§ DATA SEGMENT
• • • • • • •

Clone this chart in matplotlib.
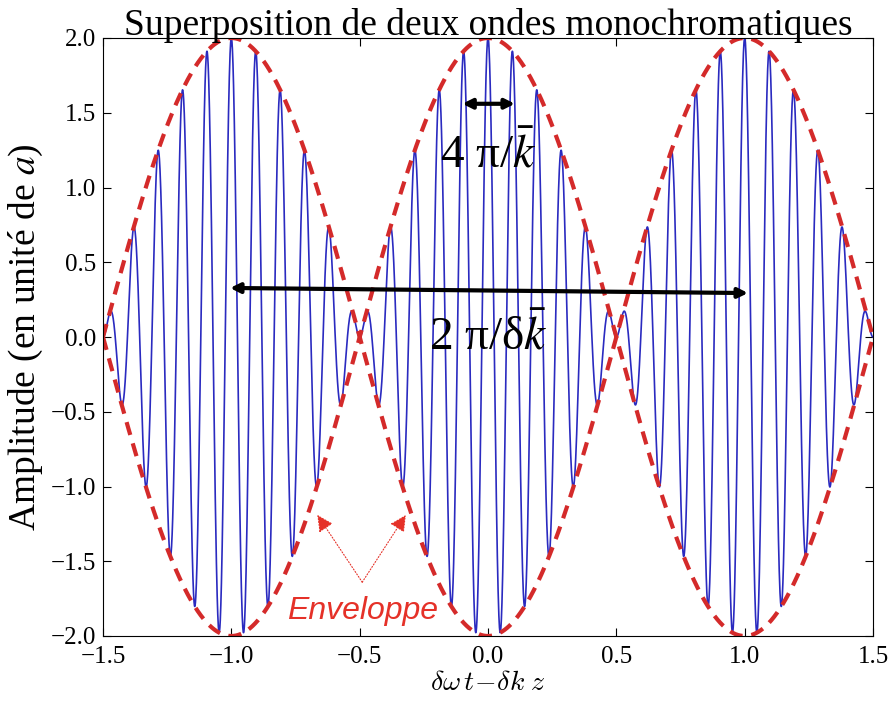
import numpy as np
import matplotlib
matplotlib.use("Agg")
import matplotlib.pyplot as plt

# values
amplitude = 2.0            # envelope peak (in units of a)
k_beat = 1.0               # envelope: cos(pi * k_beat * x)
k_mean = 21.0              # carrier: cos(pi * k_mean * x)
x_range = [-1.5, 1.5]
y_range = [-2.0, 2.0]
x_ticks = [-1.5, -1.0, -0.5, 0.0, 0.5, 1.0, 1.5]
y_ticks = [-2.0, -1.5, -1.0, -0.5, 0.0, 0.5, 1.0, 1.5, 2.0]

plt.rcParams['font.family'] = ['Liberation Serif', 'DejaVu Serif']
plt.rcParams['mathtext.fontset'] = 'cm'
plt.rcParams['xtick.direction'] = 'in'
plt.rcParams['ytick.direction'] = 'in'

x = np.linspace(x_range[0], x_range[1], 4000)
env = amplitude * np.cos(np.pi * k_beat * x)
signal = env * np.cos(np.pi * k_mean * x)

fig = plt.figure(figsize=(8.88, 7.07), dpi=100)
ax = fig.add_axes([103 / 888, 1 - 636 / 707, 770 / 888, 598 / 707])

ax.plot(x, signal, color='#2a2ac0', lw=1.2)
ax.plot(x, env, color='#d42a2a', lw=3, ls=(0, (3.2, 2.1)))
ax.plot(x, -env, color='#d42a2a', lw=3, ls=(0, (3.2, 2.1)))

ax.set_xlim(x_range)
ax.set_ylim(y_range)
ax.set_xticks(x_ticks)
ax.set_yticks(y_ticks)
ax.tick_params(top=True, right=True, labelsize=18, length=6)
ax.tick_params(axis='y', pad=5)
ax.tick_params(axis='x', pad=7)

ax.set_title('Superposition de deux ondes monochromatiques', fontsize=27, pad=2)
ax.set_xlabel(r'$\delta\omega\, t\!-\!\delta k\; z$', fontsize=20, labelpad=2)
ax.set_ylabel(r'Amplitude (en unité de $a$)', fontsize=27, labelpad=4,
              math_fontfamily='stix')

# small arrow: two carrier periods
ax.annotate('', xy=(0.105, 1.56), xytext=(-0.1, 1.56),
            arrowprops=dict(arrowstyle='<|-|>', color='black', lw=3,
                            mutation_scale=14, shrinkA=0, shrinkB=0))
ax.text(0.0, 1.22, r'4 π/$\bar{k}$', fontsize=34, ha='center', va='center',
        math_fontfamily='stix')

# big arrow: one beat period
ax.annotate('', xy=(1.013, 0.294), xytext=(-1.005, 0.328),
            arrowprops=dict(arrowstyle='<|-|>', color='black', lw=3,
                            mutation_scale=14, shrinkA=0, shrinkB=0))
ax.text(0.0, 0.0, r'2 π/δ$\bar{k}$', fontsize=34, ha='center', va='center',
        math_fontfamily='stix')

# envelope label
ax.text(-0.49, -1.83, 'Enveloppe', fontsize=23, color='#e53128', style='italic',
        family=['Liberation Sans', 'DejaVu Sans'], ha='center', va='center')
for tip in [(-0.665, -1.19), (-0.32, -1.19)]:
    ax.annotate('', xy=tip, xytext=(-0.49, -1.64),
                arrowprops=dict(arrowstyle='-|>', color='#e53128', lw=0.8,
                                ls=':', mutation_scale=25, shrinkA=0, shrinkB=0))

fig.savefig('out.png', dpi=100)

• • • • • • •

§ WHAT THE TASK ASKS
The listing above needs to be output again exactly. Don't include the pictures.

§ WRITTEN ANSWER
Clone this chart in matplotlib.
import numpy as np
import matplotlib
matplotlib.use("Agg")
import matplotlib.pyplot as plt

# values
amplitude = 2.0            # envelope peak (in units of a)
k_beat = 1.0               # envelope: cos(pi * k_beat * x)
k_mean = 21.0              # carrier: cos(pi * k_mean * x)
x_range = [-1.5, 1.5]
y_range = [-2.0, 2.0]
x_ticks = [-1.5, -1.0, -0.5, 0.0, 0.5, 1.0, 1.5]
y_ticks = [-2.0, -1.5, -1.0, -0.5, 0.0, 0.5, 1.0, 1.5, 2.0]

plt.rcParams['font.family'] = ['Liberation Serif', 'DejaVu Serif']
plt.rcParams['mathtext.fontset'] = 'cm'
plt.rcParams['xtick.direction'] = 'in'
plt.rcParams['ytick.direction'] = 'in'

x = np.linspace(x_range[0], x_range[1], 4000)
env = amplitude * np.cos(np.pi * k_beat * x)
signal = env * np.cos(np.pi * k_mean * x)

fig = plt.figure(figsize=(8.88, 7.07), dpi=100)
ax = fig.add_axes([103 / 888, 1 - 636 / 707, 770 / 888, 598 / 707])

ax.plot(x, signal, color='#2a2ac0', lw=1.2)
ax.plot(x, env, color='#d42a2a', lw=3, ls=(0, (3.2, 2.1)))
ax.plot(x, -env, color='#d42a2a', lw=3, ls=(0, (3.2, 2.1)))

ax.set_xlim(x_range)
ax.set_ylim(y_range)
ax.set_xticks(x_ticks)
ax.set_yticks(y_ticks)
ax.tick_params(top=True, right=True, labelsize=18, length=6)
ax.tick_params(axis='y', pad=5)
ax.tick_params(axis='x', pad=7)

ax.set_title('Superposition de deux ondes monochromatiques', fontsize=27, pad=2)
ax.set_xlabel(r'$\delta\omega\, t\!-\!\delta k\; z$', fontsize=20, labelpad=2)
ax.set_ylabel(r'Amplitude (en unité de $a$)', fontsize=27, labelpad=4,
              math_fontfamily='stix')

# small arrow: two carrier periods
ax.annotate('', xy=(0.105, 1.56), xytext=(-0.1, 1.56),
            arrowprops=dict(arrowstyle='<|-|>', color='black', lw=3,
                            mutation_scale=14, shrinkA=0, shrinkB=0))
ax.text(0.0, 1.22, r'4 π/$\bar{k}$', fontsize=34, ha='center', va='center',
        math_fontfamily='stix')

# big arrow: one beat period
ax.annotate('', xy=(1.013, 0.294), xytext=(-1.005, 0.328),
            arrowprops=dict(arrowstyle='<|-|>', color='black', lw=3,
                            mutation_scale=14, shrinkA=0, shrinkB=0))
ax.text(0.0, 0.0, r'2 π/δ$\bar{k}$', fontsize=34, ha='center', va='center',
        math_fontfamily='stix')

# envelope label
ax.text(-0.49, -1.83, 'Enveloppe', fontsize=23, color='#e53128', style='italic',
        family=['Liberation Sans', 'DejaVu Sans'], ha='center', va='center')
for tip in [(-0.665, -1.19), (-0.32, -1.19)]:
    ax.annotate('', xy=tip, xytext=(-0.49, -1.64),
                arrowprops=dict(arrowstyle='-|>', color='#e53128', lw=0.8,
                                ls=':', mutation_scale=25, shrinkA=0, shrinkB=0))

fig.savefig('out.png', dpi=100)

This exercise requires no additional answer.